§ What is required
From the entries that follow, list every line in which the string "matplotlib" appears.

---

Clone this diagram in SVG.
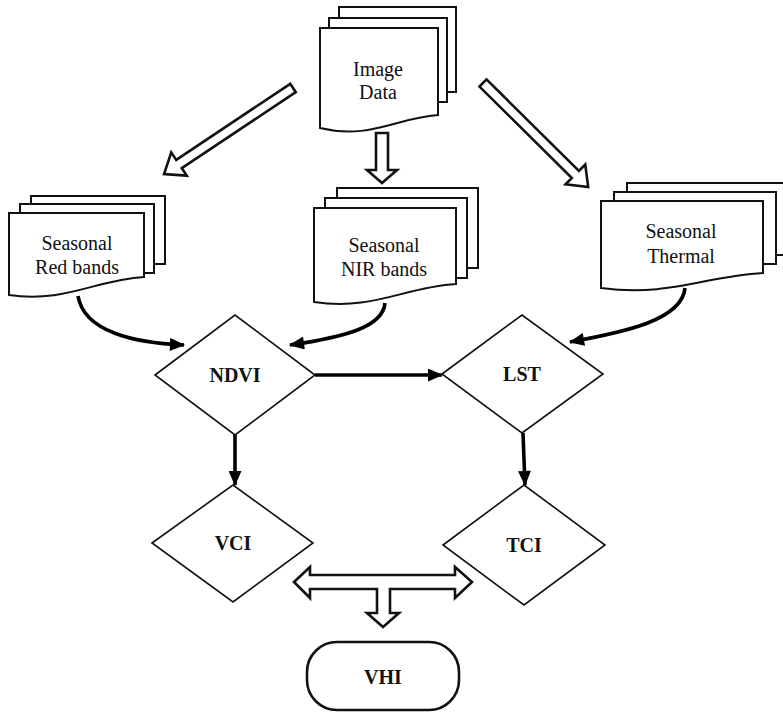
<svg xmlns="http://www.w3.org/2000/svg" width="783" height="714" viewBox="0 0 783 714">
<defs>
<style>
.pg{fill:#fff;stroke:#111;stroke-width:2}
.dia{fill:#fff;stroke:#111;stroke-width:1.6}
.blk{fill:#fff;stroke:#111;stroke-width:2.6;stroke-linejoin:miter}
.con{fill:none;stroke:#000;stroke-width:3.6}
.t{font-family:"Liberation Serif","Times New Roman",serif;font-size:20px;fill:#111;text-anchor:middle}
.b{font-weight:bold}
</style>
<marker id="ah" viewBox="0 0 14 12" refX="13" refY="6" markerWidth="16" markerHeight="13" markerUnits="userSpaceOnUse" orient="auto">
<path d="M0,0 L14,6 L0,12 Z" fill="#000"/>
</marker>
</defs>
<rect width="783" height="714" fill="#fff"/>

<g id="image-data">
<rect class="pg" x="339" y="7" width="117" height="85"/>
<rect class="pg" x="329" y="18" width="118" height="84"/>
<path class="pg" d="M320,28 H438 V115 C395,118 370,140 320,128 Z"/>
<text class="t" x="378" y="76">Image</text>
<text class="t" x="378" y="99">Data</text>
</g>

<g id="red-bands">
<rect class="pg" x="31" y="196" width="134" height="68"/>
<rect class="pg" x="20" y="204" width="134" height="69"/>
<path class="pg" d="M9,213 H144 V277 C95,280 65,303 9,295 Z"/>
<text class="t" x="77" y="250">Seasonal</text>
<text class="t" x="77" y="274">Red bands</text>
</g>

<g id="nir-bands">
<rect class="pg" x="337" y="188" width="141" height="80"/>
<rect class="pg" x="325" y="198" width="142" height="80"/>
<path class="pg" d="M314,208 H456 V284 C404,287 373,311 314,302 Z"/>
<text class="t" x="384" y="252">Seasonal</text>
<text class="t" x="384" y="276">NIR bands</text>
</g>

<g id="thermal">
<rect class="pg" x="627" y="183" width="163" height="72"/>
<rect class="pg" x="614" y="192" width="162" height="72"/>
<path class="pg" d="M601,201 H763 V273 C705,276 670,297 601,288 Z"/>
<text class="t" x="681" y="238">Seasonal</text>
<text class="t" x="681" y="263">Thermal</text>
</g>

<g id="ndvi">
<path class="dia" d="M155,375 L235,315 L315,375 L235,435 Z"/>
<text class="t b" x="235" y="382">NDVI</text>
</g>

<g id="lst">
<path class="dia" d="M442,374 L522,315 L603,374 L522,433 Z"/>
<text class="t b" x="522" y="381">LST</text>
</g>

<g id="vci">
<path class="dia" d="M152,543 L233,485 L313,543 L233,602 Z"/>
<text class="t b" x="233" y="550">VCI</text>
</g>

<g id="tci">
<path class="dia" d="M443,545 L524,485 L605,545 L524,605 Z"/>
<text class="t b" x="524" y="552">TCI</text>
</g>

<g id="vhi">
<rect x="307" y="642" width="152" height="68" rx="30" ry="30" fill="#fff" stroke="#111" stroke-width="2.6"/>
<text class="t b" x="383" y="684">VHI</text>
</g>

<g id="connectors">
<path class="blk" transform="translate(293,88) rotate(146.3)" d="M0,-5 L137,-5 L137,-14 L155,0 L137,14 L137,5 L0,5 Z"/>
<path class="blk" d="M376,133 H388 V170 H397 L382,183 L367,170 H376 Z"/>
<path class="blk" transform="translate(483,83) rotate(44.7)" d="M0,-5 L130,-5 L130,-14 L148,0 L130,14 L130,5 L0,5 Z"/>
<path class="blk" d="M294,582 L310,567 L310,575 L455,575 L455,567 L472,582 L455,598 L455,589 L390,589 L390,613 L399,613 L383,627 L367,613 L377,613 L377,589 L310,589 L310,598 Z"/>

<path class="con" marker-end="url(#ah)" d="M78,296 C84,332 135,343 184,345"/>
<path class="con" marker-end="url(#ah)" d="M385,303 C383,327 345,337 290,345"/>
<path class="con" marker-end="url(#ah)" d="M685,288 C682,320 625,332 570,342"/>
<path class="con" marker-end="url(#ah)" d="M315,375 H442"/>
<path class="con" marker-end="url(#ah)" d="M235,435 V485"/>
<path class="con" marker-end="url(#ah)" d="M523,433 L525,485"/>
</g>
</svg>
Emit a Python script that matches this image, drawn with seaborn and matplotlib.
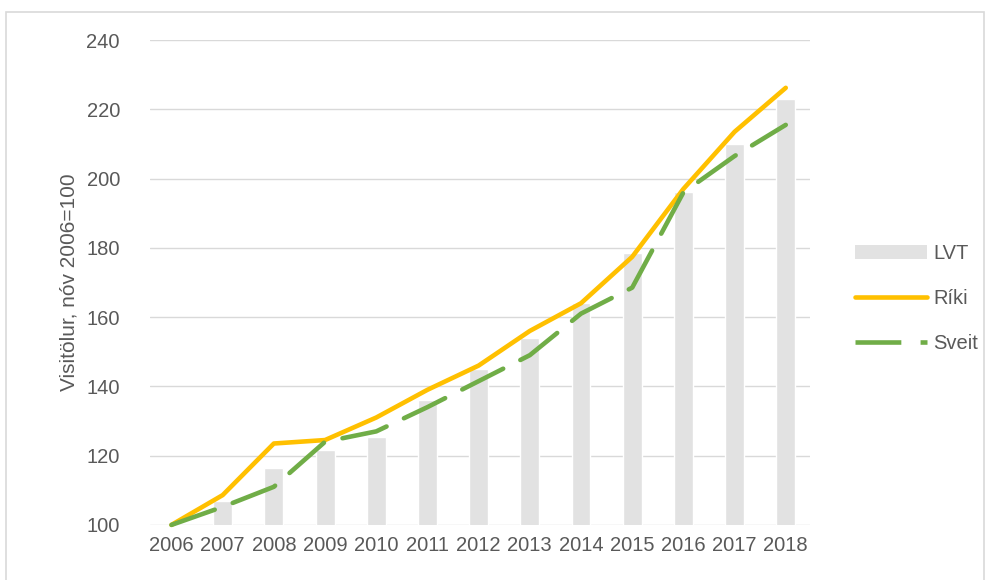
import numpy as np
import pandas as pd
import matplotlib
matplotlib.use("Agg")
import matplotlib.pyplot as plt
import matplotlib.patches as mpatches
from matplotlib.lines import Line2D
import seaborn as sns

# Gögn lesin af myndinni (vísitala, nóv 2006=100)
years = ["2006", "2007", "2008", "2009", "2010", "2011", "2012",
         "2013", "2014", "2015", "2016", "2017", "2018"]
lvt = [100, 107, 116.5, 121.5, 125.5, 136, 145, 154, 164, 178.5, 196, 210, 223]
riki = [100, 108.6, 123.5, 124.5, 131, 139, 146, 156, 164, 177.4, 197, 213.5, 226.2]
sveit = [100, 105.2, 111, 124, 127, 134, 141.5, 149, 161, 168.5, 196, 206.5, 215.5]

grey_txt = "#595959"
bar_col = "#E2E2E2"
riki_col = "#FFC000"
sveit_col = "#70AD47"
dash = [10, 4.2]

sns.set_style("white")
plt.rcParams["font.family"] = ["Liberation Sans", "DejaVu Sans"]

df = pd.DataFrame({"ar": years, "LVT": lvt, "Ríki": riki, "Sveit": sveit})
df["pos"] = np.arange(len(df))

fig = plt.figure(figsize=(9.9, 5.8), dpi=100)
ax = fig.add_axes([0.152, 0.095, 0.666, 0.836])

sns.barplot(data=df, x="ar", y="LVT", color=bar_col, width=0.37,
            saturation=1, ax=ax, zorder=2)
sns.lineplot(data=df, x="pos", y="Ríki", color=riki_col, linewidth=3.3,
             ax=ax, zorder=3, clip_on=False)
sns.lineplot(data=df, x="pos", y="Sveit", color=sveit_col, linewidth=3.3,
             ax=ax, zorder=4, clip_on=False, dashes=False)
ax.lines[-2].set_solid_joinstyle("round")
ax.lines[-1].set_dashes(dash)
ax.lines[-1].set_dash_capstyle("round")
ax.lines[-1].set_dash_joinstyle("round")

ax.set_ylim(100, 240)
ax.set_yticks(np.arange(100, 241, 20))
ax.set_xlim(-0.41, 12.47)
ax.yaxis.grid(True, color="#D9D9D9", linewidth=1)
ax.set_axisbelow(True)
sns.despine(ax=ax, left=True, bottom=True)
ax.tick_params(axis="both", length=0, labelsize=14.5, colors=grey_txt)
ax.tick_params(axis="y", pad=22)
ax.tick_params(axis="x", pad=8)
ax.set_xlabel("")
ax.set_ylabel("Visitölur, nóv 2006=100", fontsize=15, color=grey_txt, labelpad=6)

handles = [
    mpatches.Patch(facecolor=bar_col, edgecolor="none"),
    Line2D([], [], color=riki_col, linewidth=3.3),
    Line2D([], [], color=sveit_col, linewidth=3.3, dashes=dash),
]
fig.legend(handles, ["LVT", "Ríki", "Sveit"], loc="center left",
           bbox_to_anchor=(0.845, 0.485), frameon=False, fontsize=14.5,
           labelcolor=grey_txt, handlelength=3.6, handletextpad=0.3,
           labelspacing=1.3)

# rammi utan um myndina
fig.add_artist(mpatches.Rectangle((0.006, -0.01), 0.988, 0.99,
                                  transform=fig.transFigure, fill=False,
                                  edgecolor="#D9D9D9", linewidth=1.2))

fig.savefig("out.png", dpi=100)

---

§ Result of the exercise
Emit a Python script that matches this image, drawn with seaborn and matplotlib.
import matplotlib
matplotlib.use("Agg")
import matplotlib.pyplot as plt
import matplotlib.patches as mpatches
from matplotlib.lines import Line2D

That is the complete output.